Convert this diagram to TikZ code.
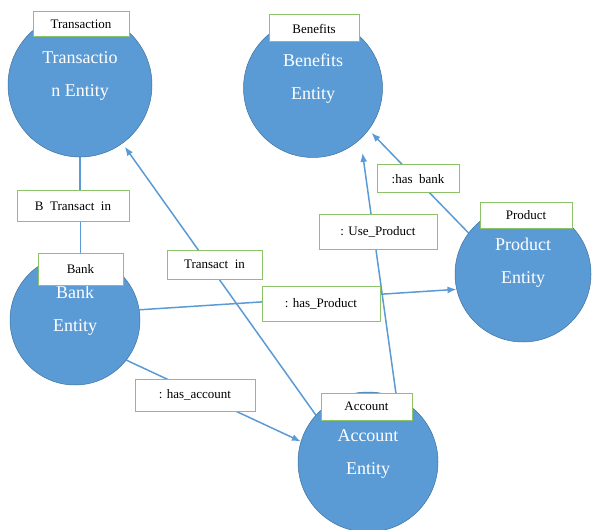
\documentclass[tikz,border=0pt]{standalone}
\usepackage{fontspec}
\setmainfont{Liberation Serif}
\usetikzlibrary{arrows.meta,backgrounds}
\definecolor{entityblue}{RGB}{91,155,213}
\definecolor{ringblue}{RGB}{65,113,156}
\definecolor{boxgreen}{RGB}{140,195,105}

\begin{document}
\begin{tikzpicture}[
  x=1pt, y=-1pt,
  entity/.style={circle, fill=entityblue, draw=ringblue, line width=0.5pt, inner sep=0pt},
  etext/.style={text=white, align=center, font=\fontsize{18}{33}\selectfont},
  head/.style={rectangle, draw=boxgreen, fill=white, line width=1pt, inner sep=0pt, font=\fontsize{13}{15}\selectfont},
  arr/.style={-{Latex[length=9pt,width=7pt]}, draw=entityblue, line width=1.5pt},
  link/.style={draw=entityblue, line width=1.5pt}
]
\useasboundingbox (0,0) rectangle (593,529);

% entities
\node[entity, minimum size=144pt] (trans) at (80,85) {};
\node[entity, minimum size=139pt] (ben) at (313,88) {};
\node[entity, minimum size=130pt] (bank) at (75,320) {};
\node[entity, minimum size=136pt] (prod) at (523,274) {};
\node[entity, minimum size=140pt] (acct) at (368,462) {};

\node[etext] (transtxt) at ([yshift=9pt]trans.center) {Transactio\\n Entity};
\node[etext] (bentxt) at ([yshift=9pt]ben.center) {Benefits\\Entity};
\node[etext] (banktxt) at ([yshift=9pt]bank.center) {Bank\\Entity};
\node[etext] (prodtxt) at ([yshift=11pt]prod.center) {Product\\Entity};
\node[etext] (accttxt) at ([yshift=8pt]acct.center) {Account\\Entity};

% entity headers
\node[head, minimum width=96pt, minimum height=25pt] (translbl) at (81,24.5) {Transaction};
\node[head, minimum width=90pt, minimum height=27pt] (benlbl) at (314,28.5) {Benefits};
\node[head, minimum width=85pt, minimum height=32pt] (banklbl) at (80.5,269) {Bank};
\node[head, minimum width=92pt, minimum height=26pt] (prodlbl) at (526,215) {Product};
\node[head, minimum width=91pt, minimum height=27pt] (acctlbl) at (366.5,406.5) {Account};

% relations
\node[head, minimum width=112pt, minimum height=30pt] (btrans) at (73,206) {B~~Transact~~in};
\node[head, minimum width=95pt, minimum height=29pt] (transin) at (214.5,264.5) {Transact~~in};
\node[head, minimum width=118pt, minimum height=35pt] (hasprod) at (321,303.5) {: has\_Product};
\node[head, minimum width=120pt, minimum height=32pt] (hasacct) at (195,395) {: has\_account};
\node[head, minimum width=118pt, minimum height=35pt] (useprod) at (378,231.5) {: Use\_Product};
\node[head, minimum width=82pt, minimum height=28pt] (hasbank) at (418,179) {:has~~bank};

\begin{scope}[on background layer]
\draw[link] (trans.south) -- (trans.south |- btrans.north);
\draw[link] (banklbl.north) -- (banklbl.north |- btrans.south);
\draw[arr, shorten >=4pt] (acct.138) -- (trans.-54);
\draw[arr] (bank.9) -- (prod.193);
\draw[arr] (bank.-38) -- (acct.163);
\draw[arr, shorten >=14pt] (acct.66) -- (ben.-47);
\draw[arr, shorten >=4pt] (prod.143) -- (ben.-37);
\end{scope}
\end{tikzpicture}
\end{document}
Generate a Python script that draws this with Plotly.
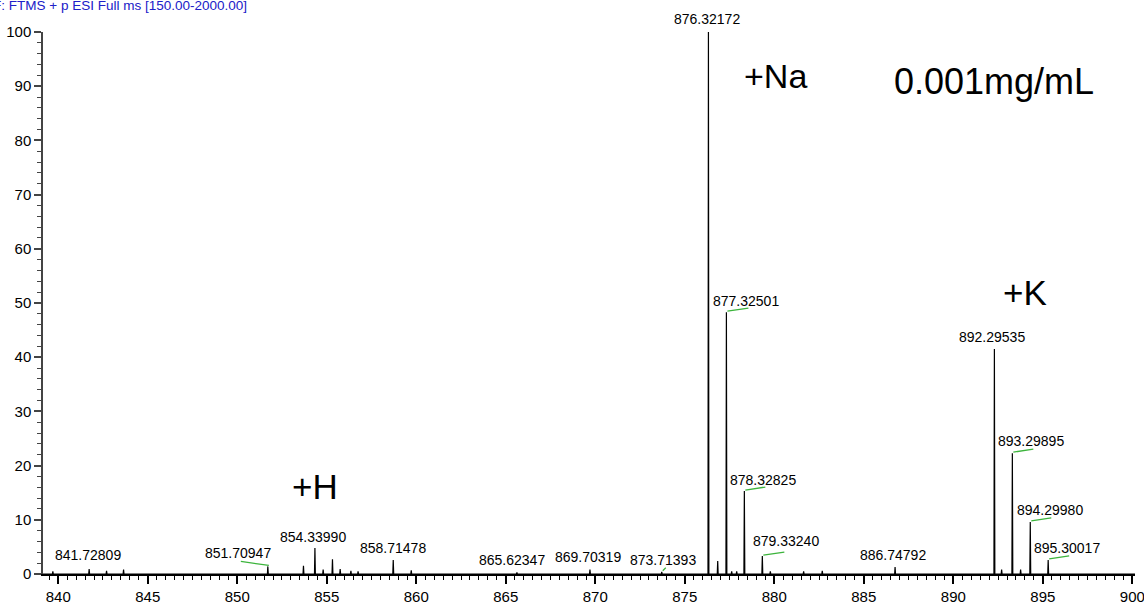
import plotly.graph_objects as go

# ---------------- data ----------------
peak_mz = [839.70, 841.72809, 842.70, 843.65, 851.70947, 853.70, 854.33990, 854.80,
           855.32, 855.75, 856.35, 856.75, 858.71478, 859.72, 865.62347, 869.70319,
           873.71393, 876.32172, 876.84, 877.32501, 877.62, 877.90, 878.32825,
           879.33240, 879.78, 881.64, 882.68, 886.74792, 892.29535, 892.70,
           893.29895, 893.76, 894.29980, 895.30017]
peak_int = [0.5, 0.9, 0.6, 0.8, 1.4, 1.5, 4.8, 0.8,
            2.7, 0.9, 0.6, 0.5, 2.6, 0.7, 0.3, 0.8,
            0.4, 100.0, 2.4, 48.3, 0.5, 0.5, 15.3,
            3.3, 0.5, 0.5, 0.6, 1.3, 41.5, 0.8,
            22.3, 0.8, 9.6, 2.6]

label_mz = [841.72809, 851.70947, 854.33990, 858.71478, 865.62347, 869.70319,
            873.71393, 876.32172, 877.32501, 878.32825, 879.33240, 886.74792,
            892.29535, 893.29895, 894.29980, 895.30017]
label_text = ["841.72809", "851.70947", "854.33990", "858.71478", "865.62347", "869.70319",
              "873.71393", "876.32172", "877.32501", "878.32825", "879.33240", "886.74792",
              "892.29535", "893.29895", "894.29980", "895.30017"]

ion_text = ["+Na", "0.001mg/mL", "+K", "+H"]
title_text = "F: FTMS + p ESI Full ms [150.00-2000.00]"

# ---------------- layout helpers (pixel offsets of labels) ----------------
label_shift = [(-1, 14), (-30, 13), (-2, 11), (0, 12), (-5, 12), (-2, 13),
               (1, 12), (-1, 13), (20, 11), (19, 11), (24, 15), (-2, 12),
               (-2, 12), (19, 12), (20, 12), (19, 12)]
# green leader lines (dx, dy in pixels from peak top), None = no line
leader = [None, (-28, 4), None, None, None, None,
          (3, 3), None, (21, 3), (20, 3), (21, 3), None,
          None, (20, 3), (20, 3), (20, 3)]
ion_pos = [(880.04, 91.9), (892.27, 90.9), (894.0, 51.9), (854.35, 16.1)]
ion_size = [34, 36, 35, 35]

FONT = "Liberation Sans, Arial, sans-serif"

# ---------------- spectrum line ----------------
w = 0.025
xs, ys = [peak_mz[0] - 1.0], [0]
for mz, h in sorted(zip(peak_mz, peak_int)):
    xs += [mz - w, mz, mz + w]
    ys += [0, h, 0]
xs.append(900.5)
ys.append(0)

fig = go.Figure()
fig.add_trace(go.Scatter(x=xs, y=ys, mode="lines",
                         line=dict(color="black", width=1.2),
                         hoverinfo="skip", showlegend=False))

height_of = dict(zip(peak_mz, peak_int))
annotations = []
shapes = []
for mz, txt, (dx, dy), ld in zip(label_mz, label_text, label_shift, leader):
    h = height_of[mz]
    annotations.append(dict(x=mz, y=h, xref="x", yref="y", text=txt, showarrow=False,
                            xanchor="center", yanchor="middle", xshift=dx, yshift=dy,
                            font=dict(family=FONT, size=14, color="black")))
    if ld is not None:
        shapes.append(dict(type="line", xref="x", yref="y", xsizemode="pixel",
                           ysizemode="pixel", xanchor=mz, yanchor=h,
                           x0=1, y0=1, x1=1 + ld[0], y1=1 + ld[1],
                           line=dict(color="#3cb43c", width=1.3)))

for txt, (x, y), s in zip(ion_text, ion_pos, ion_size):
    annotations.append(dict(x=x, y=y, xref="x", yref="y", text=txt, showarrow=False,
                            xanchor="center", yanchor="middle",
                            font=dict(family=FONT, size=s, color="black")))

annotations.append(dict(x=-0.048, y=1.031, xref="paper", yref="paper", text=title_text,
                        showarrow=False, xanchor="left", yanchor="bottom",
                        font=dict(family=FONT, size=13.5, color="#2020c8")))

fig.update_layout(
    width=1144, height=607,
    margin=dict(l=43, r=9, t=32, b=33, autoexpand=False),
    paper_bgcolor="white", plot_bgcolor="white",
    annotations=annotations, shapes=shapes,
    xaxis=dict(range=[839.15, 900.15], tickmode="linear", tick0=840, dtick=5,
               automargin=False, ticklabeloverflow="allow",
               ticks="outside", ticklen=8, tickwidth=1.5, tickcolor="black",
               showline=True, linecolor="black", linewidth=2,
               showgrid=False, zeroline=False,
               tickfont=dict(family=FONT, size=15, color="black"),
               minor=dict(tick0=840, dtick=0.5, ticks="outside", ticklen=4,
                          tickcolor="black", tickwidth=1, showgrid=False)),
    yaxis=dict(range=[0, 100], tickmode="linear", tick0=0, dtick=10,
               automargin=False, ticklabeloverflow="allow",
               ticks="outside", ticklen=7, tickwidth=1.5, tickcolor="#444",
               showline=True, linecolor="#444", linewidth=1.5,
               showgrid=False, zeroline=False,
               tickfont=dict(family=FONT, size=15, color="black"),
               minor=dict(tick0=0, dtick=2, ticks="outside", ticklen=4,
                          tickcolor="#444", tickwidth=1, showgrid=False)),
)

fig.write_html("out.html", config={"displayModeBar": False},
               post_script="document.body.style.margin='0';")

+ + + + +

*What to do*:
Give again the lines from "Generate a Python" to "22.3, 0.8, 9.6, 2.6]" exactly, both of those lines included, and do not include any pictures.

*Answer to the problem*:
Generate a Python script that draws this with Plotly.
import plotly.graph_objects as go

# ---------------- data ----------------
peak_mz = [839.70, 841.72809, 842.70, 843.65, 851.70947, 853.70, 854.33990, 854.80,
           855.32, 855.75, 856.35, 856.75, 858.71478, 859.72, 865.62347, 869.70319,
           873.71393, 876.32172, 876.84, 877.32501, 877.62, 877.90, 878.32825,
           879.33240, 879.78, 881.64, 882.68, 886.74792, 892.29535, 892.70,
           893.29895, 893.76, 894.29980, 895.30017]
peak_int = [0.5, 0.9, 0.6, 0.8, 1.4, 1.5, 4.8, 0.8,
            2.7, 0.9, 0.6, 0.5, 2.6, 0.7, 0.3, 0.8,
            0.4, 100.0, 2.4, 48.3, 0.5, 0.5, 15.3,
            3.3, 0.5, 0.5, 0.6, 1.3, 41.5, 0.8,
            22.3, 0.8, 9.6, 2.6]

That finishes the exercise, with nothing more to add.